→ **WRITTEN TASK**: Your task is to repeat the lines below exactly, excluding any pictures they contain.

[Plotting code records]
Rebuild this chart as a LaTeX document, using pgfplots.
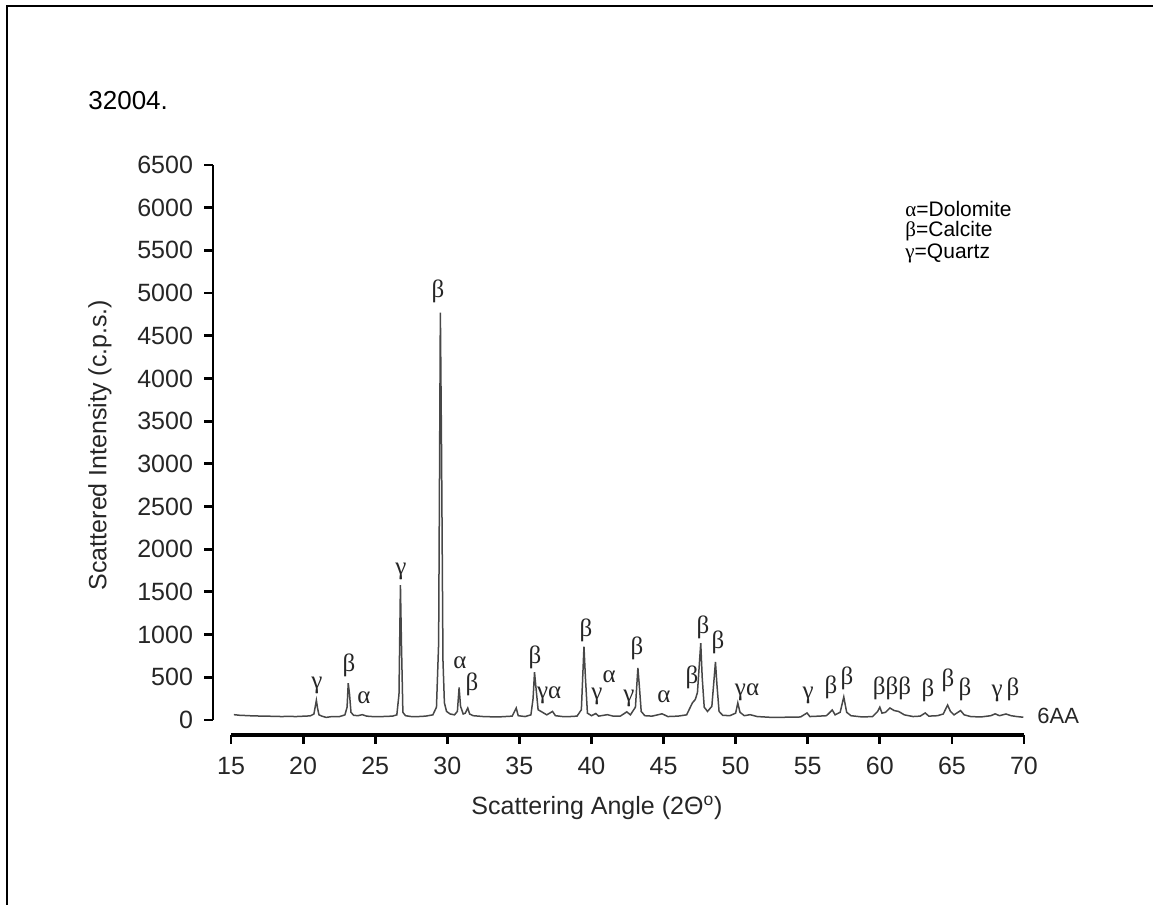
\documentclass[border=0pt]{standalone}
\usepackage{fontspec}
\setmainfont{Liberation Sans}
\newfontfamily\gr{Liberation Serif}
\usepackage{pgfplots}
\pgfplotsset{compat=1.18}
\tikzset{pk/.style={font=\gr\fontsize{12.5}{14}\selectfont, inner sep=0pt, text=black!85}}
\pgfplotstableread{
x y
15.2 62
15.6 55
16.0 52
16.5 48
17.0 46
17.5 44
18.0 43
18.5 40
19.0 42
19.5 40
20.0 44
20.5 48
20.75 70
20.92 230
21.0 140
21.1 60
21.3 45
21.6 30
22.0 40
22.5 38
22.9 60
23.05 150
23.13 430
23.22 300
23.32 90
23.5 55
23.8 50
24.1 62
24.4 45
24.8 40
25.5 40
26.2 45
26.5 60
26.65 300
26.75 1580
26.82 900
26.92 90
27.1 50
27.5 40
28.0 40
28.5 45
29.0 60
29.25 150
29.4 900
29.52 4770
29.6 3200
29.7 700
29.8 200
29.95 100
30.2 70
30.5 60
30.7 100
30.82 380
30.92 160
31.1 70
31.25 80
31.42 140
31.55 70
31.8 50
32.5 40
33.5 35
34.5 45
34.78 140
34.92 50
35.4 40
35.8 60
35.95 250
36.05 560
36.15 380
36.3 120
36.5 100
36.9 60
37.3 100
37.5 50
38.0 40
38.5 40
39.0 45
39.3 120
39.48 860
39.58 500
39.72 80
40.0 50
40.3 75
40.5 45
41.1 62
41.5 45
42.0 45
42.45 95
42.7 60
43.05 150
43.22 610
43.32 400
43.45 100
43.7 50
44.2 45
44.9 72
45.3 40
46.0 45
46.6 60
47.0 200
47.2 240
47.35 320
47.58 900
47.68 500
47.82 150
48.05 100
48.35 160
48.6 680
48.7 420
48.85 100
49.1 55
49.6 50
50.0 80
50.15 200
50.3 90
50.6 50
51.0 62
51.5 40
52.5 30
53.5 32
54.5 35
54.95 82
55.15 40
55.8 45
56.3 50
56.7 117
56.9 60
57.25 90
57.5 270
57.7 90
58.0 50
58.8 35
59.5 40
59.85 100
60.0 150
60.15 80
60.4 90
60.7 140
61.0 110
61.3 100
61.7 60
62.3 40
62.8 45
63.15 82
63.4 45
64.0 50
64.4 70
64.7 175
64.9 100
65.15 60
65.6 110
65.85 60
66.3 40
67.0 35
67.7 50
68.0 72
68.3 50
68.75 70
69.1 50
69.5 40
69.95 32
}\xrd
\begin{document}
\begin{tikzpicture}
\begin{scope}[x=0.5pt,y=0.5pt]
\useasboundingbox (0,0) rectangle (1153,905);
\draw[line width=1.3pt] (7,0) -- (7,899) -- (1153,899);
\node[anchor=west,font=\fontsize{13}{15}\selectfont,inner sep=0pt] at (88,{905-101}) {32004.};
\node[rotate=90,font=\fontsize{12.5}{15}\selectfont,text=black!85] at (100,{905-445}) {Scattered Intensity (c.p.s.)};
\node[font=\fontsize{12.5}{15}\selectfont,text=black!85] at (597,{905-808}) {Scattering Angle (2Θ\textsuperscript{o})};
\end{scope}
\begin{axis}[at={(106.5pt,85pt)}, anchor=south west, scale only axis,
  width=405.5pt, height=285pt,
  xmin=13.75, xmax=70, ymin=-176, ymax=6500,
  axis lines*=left, axis line style={draw=none},
  xtick={15,20,...,70}, ytick={0,500,...,6500},
  tick align=outside, major tick length=4.5pt,
  tick style={black,line width=1.4pt},
  clip=false,
  ticklabel style={font=\fontsize{12.5}{15}\selectfont,text=black!85},
  xticklabel style={yshift=-3pt},
  yticklabel style={xshift=-2pt},
  /pgf/number format/assume math mode=true,
  /pgf/number format/1000 sep={},
  scaled y ticks=false,
]
\draw[line width=1.4pt] (axis cs:13.75,0) -- (axis cs:13.75,6500);
\draw[line width=1.8pt] (axis cs:15,-176) -- (axis cs:70,-176);
\addplot[black!72, line width=0.75pt, mark=none] table[x=x,y=y] {\xrd};
\node[pk] at (axis cs:20.96,410) {γ};
\node[pk] at (axis cs:23.18,644) {β};
\node[pk] at (axis cs:24.22,258) {α};
\node[pk] at (axis cs:26.79,1745) {γ};
\node[pk] at (axis cs:29.36,5025) {β};
\node[pk] at (axis cs:30.88,668) {α};
\node[pk] at (axis cs:31.72,422) {β};
\node[pk] at (axis cs:36.08,738) {β};
\node[pk] at (axis cs:37.06,293) {γα};
\node[pk] at (axis cs:39.62,1054) {β};
\node[pk] at (axis cs:40.38,281) {γ};
\node[pk] at (axis cs:41.22,504) {α};
\node[pk] at (axis cs:42.60,258) {γ};
\node[pk] at (axis cs:43.16,843) {β};
\node[pk] at (axis cs:45.03,269) {α};
\node[pk] at (axis cs:46.97,504) {β};
\node[pk] at (axis cs:47.74,1089) {β};
\node[pk] at (axis cs:48.78,914) {β};
\node[pk] at (axis cs:50.79,328) {γα};
\node[pk] at (axis cs:55.02,293) {γ};
\node[pk] at (axis cs:56.61,387) {β};
\node[pk] at (axis cs:57.72,492) {β};
\node[pk] at (axis cs:60.84,375) {βββ};
\node[pk] at (axis cs:63.34,351) {β};
\node[pk] at (axis cs:64.73,469) {β};
\node[pk] at (axis cs:65.91,363) {β};
\node[pk] at (axis cs:68.13,316) {γ};
\node[pk] at (axis cs:69.24,363) {β};
\node[anchor=west,font=\fontsize{11}{13}\selectfont,inner sep=0pt,text=black!85] at (axis cs:70.9,47) {6AA};
\node[anchor=west,font=\fontsize{10.5}{13}\selectfont,inner sep=0pt] at (axis cs:61.75,5980) {{\gr α}=Dolomite};
\node[anchor=west,font=\fontsize{10.5}{13}\selectfont,inner sep=0pt] at (axis cs:61.75,5725) {{\gr β}=Calcite};
\node[anchor=west,font=\fontsize{10.5}{13}\selectfont,inner sep=0pt] at (axis cs:61.75,5470) {{\gr γ}=Quartz};
\end{axis}
\end{tikzpicture}
\end{document}
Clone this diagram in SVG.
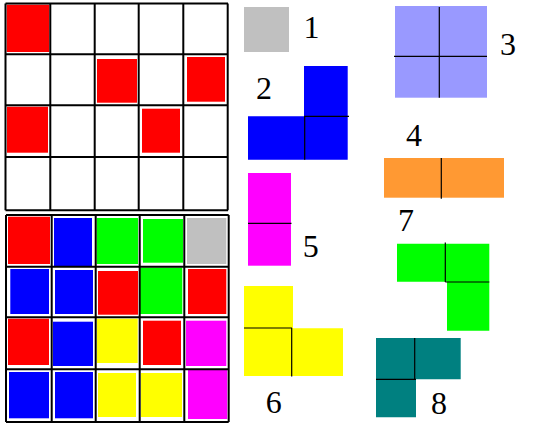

→ **EXERCISE ANSWER**:
Rebuild this chart as a LaTeX document, using pgfplots.
\documentclass[border=0pt]{standalone}
\usepackage{fontspec}
\setmainfont{Liberation Sans}
\newfontfamily\gr{Liberation Serif}
\usepackage{pgfplots}
\pgfplotsset{compat=1.18}
\tikzset{pk/.style={font=\gr\fontsize{12.5}{14}\selectfont, inner sep=0pt, text=black!85}}
\pgfplotstableread{
x y
15.2 62
15.6 55
16.0 52
16.5 48
17.0 46
17.5 44
18.0 43
18.5 40
19.0 42
19.5 40
20.0 44
20.5 48
20.75 70
20.92 230
21.0 140
21.1 60
21.3 45
21.6 30
22.0 40
22.5 38
22.9 60
23.05 150
23.13 430
23.22 300
23.32 90
23.5 55
23.8 50
24.1 62
24.4 45
24.8 40
25.5 40
26.2 45
26.5 60
26.65 300
26.75 1580
26.82 900
26.92 90
27.1 50
27.5 40
28.0 40
28.5 45
29.0 60
29.25 150
29.4 900
29.52 4770
29.6 3200
29.7 700
29.8 200
29.95 100
30.2 70
30.5 60
30.7 100
30.82 380
30.92 160
31.1 70
31.25 80
31.42 140
31.55 70
31.8 50
32.5 40
33.5 35
34.5 45
34.78 140
34.92 50
35.4 40
35.8 60
35.95 250
36.05 560
36.15 380
36.3 120
36.5 100
36.9 60
37.3 100
37.5 50
38.0 40
38.5 40
39.0 45
39.3 120
39.48 860
39.58 500
39.72 80
40.0 50
40.3 75
40.5 45
41.1 62
41.5 45
42.0 45
42.45 95
42.7 60
43.05 150
43.22 610
43.32 400
43.45 100
43.7 50
44.2 45
44.9 72
45.3 40
46.0 45
46.6 60
47.0 200
47.2 240
47.35 320
47.58 900
47.68 500
47.82 150
48.05 100
48.35 160
48.6 680
48.7 420
48.85 100
49.1 55
49.6 50
50.0 80
50.15 200
50.3 90
50.6 50
51.0 62
51.5 40
52.5 30
53.5 32
54.5 35
54.95 82
55.15 40
55.8 45
56.3 50
56.7 117
56.9 60
57.25 90
57.5 270
57.7 90
58.0 50
58.8 35
59.5 40
59.85 100
60.0 150
60.15 80
60.4 90
60.7 140
61.0 110
61.3 100
61.7 60
62.3 40
62.8 45
63.15 82
63.4 45
64.0 50
64.4 70
64.7 175
64.9 100
65.15 60
65.6 110
65.85 60
66.3 40
67.0 35
67.7 50
68.0 72
68.3 50
68.75 70
69.1 50
69.5 40
69.95 32
}\xrd
\begin{document}
\begin{tikzpicture}
\begin{scope}[x=0.5pt,y=0.5pt]
\useasboundingbox (0,0) rectangle (1153,905);
\draw[line width=1.3pt] (7,0) -- (7,899) -- (1153,899);
\node[anchor=west,font=\fontsize{13}{15}\selectfont,inner sep=0pt] at (88,{905-101}) {32004.};
\node[rotate=90,font=\fontsize{12.5}{15}\selectfont,text=black!85] at (100,{905-445}) {Scattered Intensity (c.p.s.)};
\node[font=\fontsize{12.5}{15}\selectfont,text=black!85] at (597,{905-808}) {Scattering Angle (2Θ\textsuperscript{o})};
\end{scope}
\begin{axis}[at={(106.5pt,85pt)}, anchor=south west, scale only axis,
  width=405.5pt, height=285pt,
  xmin=13.75, xmax=70, ymin=-176, ymax=6500,
  axis lines*=left, axis line style={draw=none},
  xtick={15,20,...,70}, ytick={0,500,...,6500},
  tick align=outside, major tick length=4.5pt,
  tick style={black,line width=1.4pt},
  clip=false,
  ticklabel style={font=\fontsize{12.5}{15}\selectfont,text=black!85},
  xticklabel style={yshift=-3pt},
  yticklabel style={xshift=-2pt},
  /pgf/number format/assume math mode=true,
  /pgf/number format/1000 sep={},
  scaled y ticks=false,
]
\draw[line width=1.4pt] (axis cs:13.75,0) -- (axis cs:13.75,6500);
\draw[line width=1.8pt] (axis cs:15,-176) -- (axis cs:70,-176);
\addplot[black!72, line width=0.75pt, mark=none] table[x=x,y=y] {\xrd};
\node[pk] at (axis cs:20.96,410) {γ};
\node[pk] at (axis cs:23.18,644) {β};
\node[pk] at (axis cs:24.22,258) {α};
\node[pk] at (axis cs:26.79,1745) {γ};
\node[pk] at (axis cs:29.36,5025) {β};
\node[pk] at (axis cs:30.88,668) {α};
\node[pk] at (axis cs:31.72,422) {β};
\node[pk] at (axis cs:36.08,738) {β};
\node[pk] at (axis cs:37.06,293) {γα};
\node[pk] at (axis cs:39.62,1054) {β};
\node[pk] at (axis cs:40.38,281) {γ};
\node[pk] at (axis cs:41.22,504) {α};
\node[pk] at (axis cs:42.60,258) {γ};
\node[pk] at (axis cs:43.16,843) {β};
\node[pk] at (axis cs:45.03,269) {α};
\node[pk] at (axis cs:46.97,504) {β};
\node[pk] at (axis cs:47.74,1089) {β};
\node[pk] at (axis cs:48.78,914) {β};
\node[pk] at (axis cs:50.79,328) {γα};
\node[pk] at (axis cs:55.02,293) {γ};
\node[pk] at (axis cs:56.61,387) {β};
\node[pk] at (axis cs:57.72,492) {β};
\node[pk] at (axis cs:60.84,375) {βββ};
\node[pk] at (axis cs:63.34,351) {β};
\node[pk] at (axis cs:64.73,469) {β};
\node[pk] at (axis cs:65.91,363) {β};
\node[pk] at (axis cs:68.13,316) {γ};
\node[pk] at (axis cs:69.24,363) {β};
\node[anchor=west,font=\fontsize{11}{13}\selectfont,inner sep=0pt,text=black!85] at (axis cs:70.9,47) {6AA};
\node[anchor=west,font=\fontsize{10.5}{13}\selectfont,inner sep=0pt] at (axis cs:61.75,5980) {{\gr α}=Dolomite};
\node[anchor=west,font=\fontsize{10.5}{13}\selectfont,inner sep=0pt] at (axis cs:61.75,5725) {{\gr β}=Calcite};
\node[anchor=west,font=\fontsize{10.5}{13}\selectfont,inner sep=0pt] at (axis cs:61.75,5470) {{\gr γ}=Quartz};
\end{axis}
\end{tikzpicture}
\end{document}
Clone this diagram in SVG.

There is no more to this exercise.